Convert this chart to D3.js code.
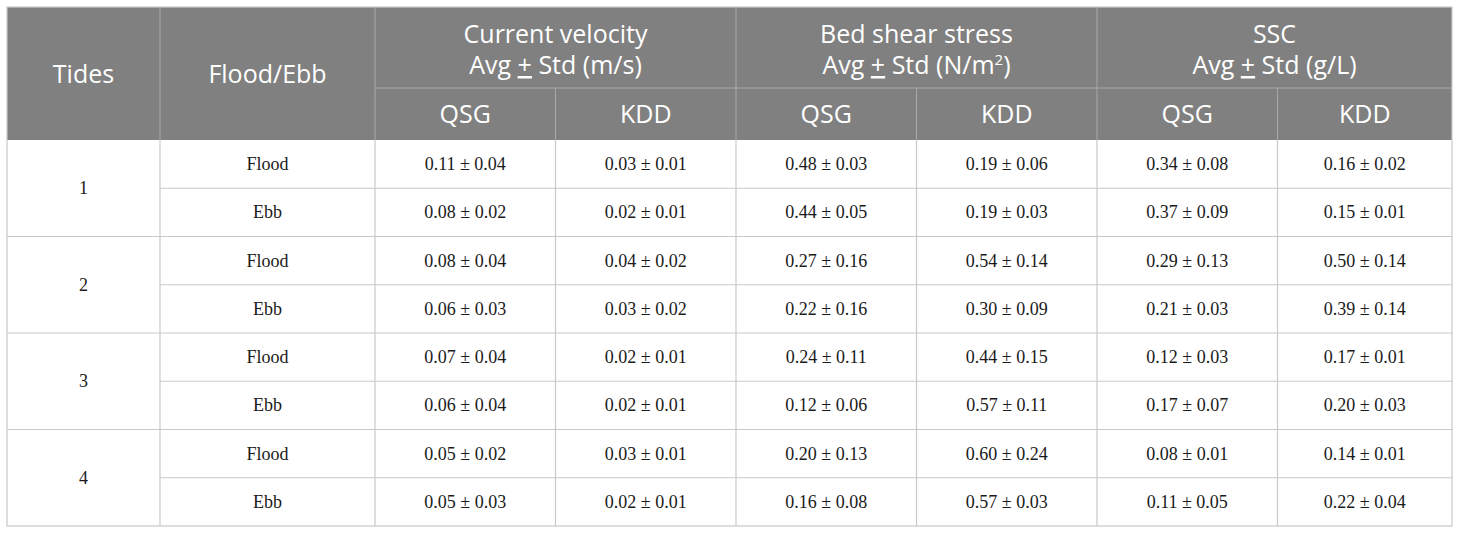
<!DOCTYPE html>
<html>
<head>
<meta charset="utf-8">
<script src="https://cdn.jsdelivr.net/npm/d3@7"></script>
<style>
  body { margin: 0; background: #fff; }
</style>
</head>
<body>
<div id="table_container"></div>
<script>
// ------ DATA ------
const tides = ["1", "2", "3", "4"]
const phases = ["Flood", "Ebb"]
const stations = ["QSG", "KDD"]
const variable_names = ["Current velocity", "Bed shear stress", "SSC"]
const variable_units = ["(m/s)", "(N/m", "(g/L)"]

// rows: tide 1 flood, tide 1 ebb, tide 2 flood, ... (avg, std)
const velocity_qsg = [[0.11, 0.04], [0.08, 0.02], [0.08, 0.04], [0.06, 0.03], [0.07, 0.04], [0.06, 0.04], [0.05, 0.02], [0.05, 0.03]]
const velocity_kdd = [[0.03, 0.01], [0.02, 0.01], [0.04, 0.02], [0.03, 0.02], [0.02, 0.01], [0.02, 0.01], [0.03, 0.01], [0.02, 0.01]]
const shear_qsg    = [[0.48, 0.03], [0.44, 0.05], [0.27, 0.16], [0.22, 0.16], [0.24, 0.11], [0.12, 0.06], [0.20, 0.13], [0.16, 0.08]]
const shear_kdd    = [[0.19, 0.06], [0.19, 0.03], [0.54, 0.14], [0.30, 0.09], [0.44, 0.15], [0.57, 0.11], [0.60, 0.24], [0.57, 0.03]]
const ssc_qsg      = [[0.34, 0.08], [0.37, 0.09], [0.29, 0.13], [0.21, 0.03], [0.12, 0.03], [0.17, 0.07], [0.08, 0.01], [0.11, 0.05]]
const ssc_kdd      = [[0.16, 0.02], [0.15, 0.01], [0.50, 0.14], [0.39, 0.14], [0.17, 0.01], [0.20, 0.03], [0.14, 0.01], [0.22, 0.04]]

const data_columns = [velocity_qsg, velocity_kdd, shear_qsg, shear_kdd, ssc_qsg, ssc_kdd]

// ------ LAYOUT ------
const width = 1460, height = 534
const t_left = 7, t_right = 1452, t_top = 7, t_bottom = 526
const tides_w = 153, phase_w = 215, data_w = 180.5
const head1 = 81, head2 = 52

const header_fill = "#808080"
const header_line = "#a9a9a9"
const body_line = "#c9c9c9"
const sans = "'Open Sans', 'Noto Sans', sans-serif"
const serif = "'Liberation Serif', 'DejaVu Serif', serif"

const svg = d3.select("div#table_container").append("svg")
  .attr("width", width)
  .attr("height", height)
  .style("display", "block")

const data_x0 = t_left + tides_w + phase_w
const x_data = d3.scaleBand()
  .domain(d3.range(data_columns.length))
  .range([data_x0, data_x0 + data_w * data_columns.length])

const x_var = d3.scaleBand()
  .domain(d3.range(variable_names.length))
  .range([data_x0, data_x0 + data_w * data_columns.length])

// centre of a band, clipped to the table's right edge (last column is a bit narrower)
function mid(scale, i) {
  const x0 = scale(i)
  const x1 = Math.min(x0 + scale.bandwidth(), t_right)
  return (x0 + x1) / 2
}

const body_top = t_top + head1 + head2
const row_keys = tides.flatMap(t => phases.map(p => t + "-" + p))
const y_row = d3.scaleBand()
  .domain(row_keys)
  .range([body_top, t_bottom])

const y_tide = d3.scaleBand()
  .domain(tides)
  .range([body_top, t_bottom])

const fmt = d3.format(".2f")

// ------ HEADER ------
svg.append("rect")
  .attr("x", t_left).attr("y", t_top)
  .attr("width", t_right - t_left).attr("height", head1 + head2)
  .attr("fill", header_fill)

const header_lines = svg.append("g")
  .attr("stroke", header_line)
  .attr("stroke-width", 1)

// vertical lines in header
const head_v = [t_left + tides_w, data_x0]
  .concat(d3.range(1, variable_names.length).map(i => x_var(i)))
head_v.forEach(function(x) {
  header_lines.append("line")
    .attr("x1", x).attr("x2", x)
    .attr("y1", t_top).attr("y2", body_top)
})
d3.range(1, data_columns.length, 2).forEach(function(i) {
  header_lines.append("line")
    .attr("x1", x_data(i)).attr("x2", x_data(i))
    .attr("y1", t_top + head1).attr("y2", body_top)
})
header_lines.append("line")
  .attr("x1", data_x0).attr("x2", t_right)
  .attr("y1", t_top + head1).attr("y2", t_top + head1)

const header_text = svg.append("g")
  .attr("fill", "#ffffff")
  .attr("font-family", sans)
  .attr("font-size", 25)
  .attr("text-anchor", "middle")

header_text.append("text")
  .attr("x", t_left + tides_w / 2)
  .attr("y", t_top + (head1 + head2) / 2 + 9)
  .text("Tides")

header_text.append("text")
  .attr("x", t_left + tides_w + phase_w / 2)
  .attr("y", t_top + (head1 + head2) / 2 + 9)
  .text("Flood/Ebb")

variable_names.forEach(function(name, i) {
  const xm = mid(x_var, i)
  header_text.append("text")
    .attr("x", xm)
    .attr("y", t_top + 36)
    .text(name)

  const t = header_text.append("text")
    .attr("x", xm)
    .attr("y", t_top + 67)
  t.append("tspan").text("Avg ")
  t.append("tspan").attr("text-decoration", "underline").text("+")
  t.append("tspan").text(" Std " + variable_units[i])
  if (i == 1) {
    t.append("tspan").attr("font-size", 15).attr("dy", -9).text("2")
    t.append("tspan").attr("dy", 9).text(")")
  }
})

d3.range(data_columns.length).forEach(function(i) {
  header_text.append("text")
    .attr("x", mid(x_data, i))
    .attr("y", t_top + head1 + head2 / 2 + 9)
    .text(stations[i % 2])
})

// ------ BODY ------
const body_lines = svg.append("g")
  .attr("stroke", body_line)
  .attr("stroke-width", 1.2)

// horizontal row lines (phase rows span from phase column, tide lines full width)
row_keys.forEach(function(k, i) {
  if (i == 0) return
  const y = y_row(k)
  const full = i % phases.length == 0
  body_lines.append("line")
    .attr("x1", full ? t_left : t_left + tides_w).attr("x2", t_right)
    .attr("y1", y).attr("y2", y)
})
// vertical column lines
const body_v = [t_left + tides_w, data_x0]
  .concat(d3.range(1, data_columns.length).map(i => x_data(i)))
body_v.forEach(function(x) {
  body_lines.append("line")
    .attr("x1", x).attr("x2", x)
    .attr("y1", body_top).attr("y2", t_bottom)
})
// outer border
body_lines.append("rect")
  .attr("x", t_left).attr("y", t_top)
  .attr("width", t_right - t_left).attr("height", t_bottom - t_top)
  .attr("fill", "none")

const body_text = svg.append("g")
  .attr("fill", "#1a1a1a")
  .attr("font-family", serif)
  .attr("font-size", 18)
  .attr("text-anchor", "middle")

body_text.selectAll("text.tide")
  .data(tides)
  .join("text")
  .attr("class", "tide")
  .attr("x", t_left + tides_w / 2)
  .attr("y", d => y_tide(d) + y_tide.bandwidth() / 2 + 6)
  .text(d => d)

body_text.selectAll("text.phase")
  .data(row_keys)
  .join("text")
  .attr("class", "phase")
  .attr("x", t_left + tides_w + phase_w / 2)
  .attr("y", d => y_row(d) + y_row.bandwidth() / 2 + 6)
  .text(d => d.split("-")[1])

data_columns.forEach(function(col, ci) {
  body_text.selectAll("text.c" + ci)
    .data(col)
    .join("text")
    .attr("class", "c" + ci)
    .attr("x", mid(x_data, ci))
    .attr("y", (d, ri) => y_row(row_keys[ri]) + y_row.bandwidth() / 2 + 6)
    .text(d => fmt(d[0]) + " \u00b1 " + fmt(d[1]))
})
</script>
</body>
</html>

━━━━━━

● Your objective:
Repeat all the data as it stands, dropping any images it holds.

● Finished answer:
Convert this chart to D3.js code.
<!DOCTYPE html>
<html>
<head>
<meta charset="utf-8">
<script src="https://cdn.jsdelivr.net/npm/d3@7"></script>
<style>
  body { margin: 0; background: #fff; }
</style>
</head>
<body>
<div id="table_container"></div>
<script>
// ------ DATA ------
const tides = ["1", "2", "3", "4"]
const phases = ["Flood", "Ebb"]
const stations = ["QSG", "KDD"]
const variable_names = ["Current velocity", "Bed shear stress", "SSC"]
const variable_units = ["(m/s)", "(N/m", "(g/L)"]

// rows: tide 1 flood, tide 1 ebb, tide 2 flood, ... (avg, std)
const velocity_qsg = [[0.11, 0.04], [0.08, 0.02], [0.08, 0.04], [0.06, 0.03], [0.07, 0.04], [0.06, 0.04], [0.05, 0.02], [0.05, 0.03]]
const velocity_kdd = [[0.03, 0.01], [0.02, 0.01], [0.04, 0.02], [0.03, 0.02], [0.02, 0.01], [0.02, 0.01], [0.03, 0.01], [0.02, 0.01]]
const shear_qsg    = [[0.48, 0.03], [0.44, 0.05], [0.27, 0.16], [0.22, 0.16], [0.24, 0.11], [0.12, 0.06], [0.20, 0.13], [0.16, 0.08]]
const shear_kdd    = [[0.19, 0.06], [0.19, 0.03], [0.54, 0.14], [0.30, 0.09], [0.44, 0.15], [0.57, 0.11], [0.60, 0.24], [0.57, 0.03]]
const ssc_qsg      = [[0.34, 0.08], [0.37, 0.09], [0.29, 0.13], [0.21, 0.03], [0.12, 0.03], [0.17, 0.07], [0.08, 0.01], [0.11, 0.05]]
const ssc_kdd      = [[0.16, 0.02], [0.15, 0.01], [0.50, 0.14], [0.39, 0.14], [0.17, 0.01], [0.20, 0.03], [0.14, 0.01], [0.22, 0.04]]

const data_columns = [velocity_qsg, velocity_kdd, shear_qsg, shear_kdd, ssc_qsg, ssc_kdd]

// ------ LAYOUT ------
const width = 1460, height = 534
const t_left = 7, t_right = 1452, t_top = 7, t_bottom = 526
const tides_w = 153, phase_w = 215, data_w = 180.5
const head1 = 81, head2 = 52

const header_fill = "#808080"
const header_line = "#a9a9a9"
const body_line = "#c9c9c9"
const sans = "'Open Sans', 'Noto Sans', sans-serif"
const serif = "'Liberation Serif', 'DejaVu Serif', serif"

const svg = d3.select("div#table_container").append("svg")
  .attr("width", width)
  .attr("height", height)
  .style("display", "block")

const data_x0 = t_left + tides_w + phase_w
const x_data = d3.scaleBand()
  .domain(d3.range(data_columns.length))
  .range([data_x0, data_x0 + data_w * data_columns.length])

const x_var = d3.scaleBand()
  .domain(d3.range(variable_names.length))
  .range([data_x0, data_x0 + data_w * data_columns.length])

// centre of a band, clipped to the table's right edge (last column is a bit narrower)
function mid(scale, i) {
  const x0 = scale(i)
  const x1 = Math.min(x0 + scale.bandwidth(), t_right)
  return (x0 + x1) / 2
}

const body_top = t_top + head1 + head2
const row_keys = tides.flatMap(t => phases.map(p => t + "-" + p))
const y_row = d3.scaleBand()
  .domain(row_keys)
  .range([body_top, t_bottom])

const y_tide = d3.scaleBand()
  .domain(tides)
  .range([body_top, t_bottom])

const fmt = d3.format(".2f")

// ------ HEADER ------
svg.append("rect")
  .attr("x", t_left).attr("y", t_top)
  .attr("width", t_right - t_left).attr("height", head1 + head2)
  .attr("fill", header_fill)

const header_lines = svg.append("g")
  .attr("stroke", header_line)
  .attr("stroke-width", 1)

// vertical lines in header
const head_v = [t_left + tides_w, data_x0]
  .concat(d3.range(1, variable_names.length).map(i => x_var(i)))
head_v.forEach(function(x) {
  header_lines.append("line")
    .attr("x1", x).attr("x2", x)
    .attr("y1", t_top).attr("y2", body_top)
})
d3.range(1, data_columns.length, 2).forEach(function(i) {
  header_lines.append("line")
    .attr("x1", x_data(i)).attr("x2", x_data(i))
    .attr("y1", t_top + head1).attr("y2", body_top)
})
header_lines.append("line")
  .attr("x1", data_x0).attr("x2", t_right)
  .attr("y1", t_top + head1).attr("y2", t_top + head1)

const header_text = svg.append("g")
  .attr("fill", "#ffffff")
  .attr("font-family", sans)
  .attr("font-size", 25)
  .attr("text-anchor", "middle")

header_text.append("text")
  .attr("x", t_left + tides_w / 2)
  .attr("y", t_top + (head1 + head2) / 2 + 9)
  .text("Tides")

header_text.append("text")
  .attr("x", t_left + tides_w + phase_w / 2)
  .attr("y", t_top + (head1 + head2) / 2 + 9)
  .text("Flood/Ebb")

variable_names.forEach(function(name, i) {
  const xm = mid(x_var, i)
  header_text.append("text")
    .attr("x", xm)
    .attr("y", t_top + 36)
    .text(name)

  const t = header_text.append("text")
    .attr("x", xm)
    .attr("y", t_top + 67)
  t.append("tspan").text("Avg ")
  t.append("tspan").attr("text-decoration", "underline").text("+")
  t.append("tspan").text(" Std " + variable_units[i])
  if (i == 1) {
    t.append("tspan").attr("font-size", 15).attr("dy", -9).text("2")
    t.append("tspan").attr("dy", 9).text(")")
  }
})

d3.range(data_columns.length).forEach(function(i) {
  header_text.append("text")
    .attr("x", mid(x_data, i))
    .attr("y", t_top + head1 + head2 / 2 + 9)
    .text(stations[i % 2])
})

// ------ BODY ------
const body_lines = svg.append("g")
  .attr("stroke", body_line)
  .attr("stroke-width", 1.2)

// horizontal row lines (phase rows span from phase column, tide lines full width)
row_keys.forEach(function(k, i) {
  if (i == 0) return
  const y = y_row(k)
  const full = i % phases.length == 0
  body_lines.append("line")
    .attr("x1", full ? t_left : t_left + tides_w).attr("x2", t_right)
    .attr("y1", y).attr("y2", y)
})
// vertical column lines
const body_v = [t_left + tides_w, data_x0]
  .concat(d3.range(1, data_columns.length).map(i => x_data(i)))
body_v.forEach(function(x) {
  body_lines.append("line")
    .attr("x1", x).attr("x2", x)
    .attr("y1", body_top).attr("y2", t_bottom)
})
// outer border
body_lines.append("rect")
  .attr("x", t_left).attr("y", t_top)
  .attr("width", t_right - t_left).attr("height", t_bottom - t_top)
  .attr("fill", "none")

const body_text = svg.append("g")
  .attr("fill", "#1a1a1a")
  .attr("font-family", serif)
  .attr("font-size", 18)
  .attr("text-anchor", "middle")

body_text.selectAll("text.tide")
  .data(tides)
  .join("text")
  .attr("class", "tide")
  .attr("x", t_left + tides_w / 2)
  .attr("y", d => y_tide(d) + y_tide.bandwidth() / 2 + 6)
  .text(d => d)

body_text.selectAll("text.phase")
  .data(row_keys)
  .join("text")
  .attr("class", "phase")
  .attr("x", t_left + tides_w + phase_w / 2)
  .attr("y", d => y_row(d) + y_row.bandwidth() / 2 + 6)
  .text(d => d.split("-")[1])

data_columns.forEach(function(col, ci) {
  body_text.selectAll("text.c" + ci)
    .data(col)
    .join("text")
    .attr("class", "c" + ci)
    .attr("x", mid(x_data, ci))
    .attr("y", (d, ri) => y_row(row_keys[ri]) + y_row.bandwidth() / 2 + 6)
    .text(d => fmt(d[0]) + " \u00b1 " + fmt(d[1]))
})
</script>
</body>
</html>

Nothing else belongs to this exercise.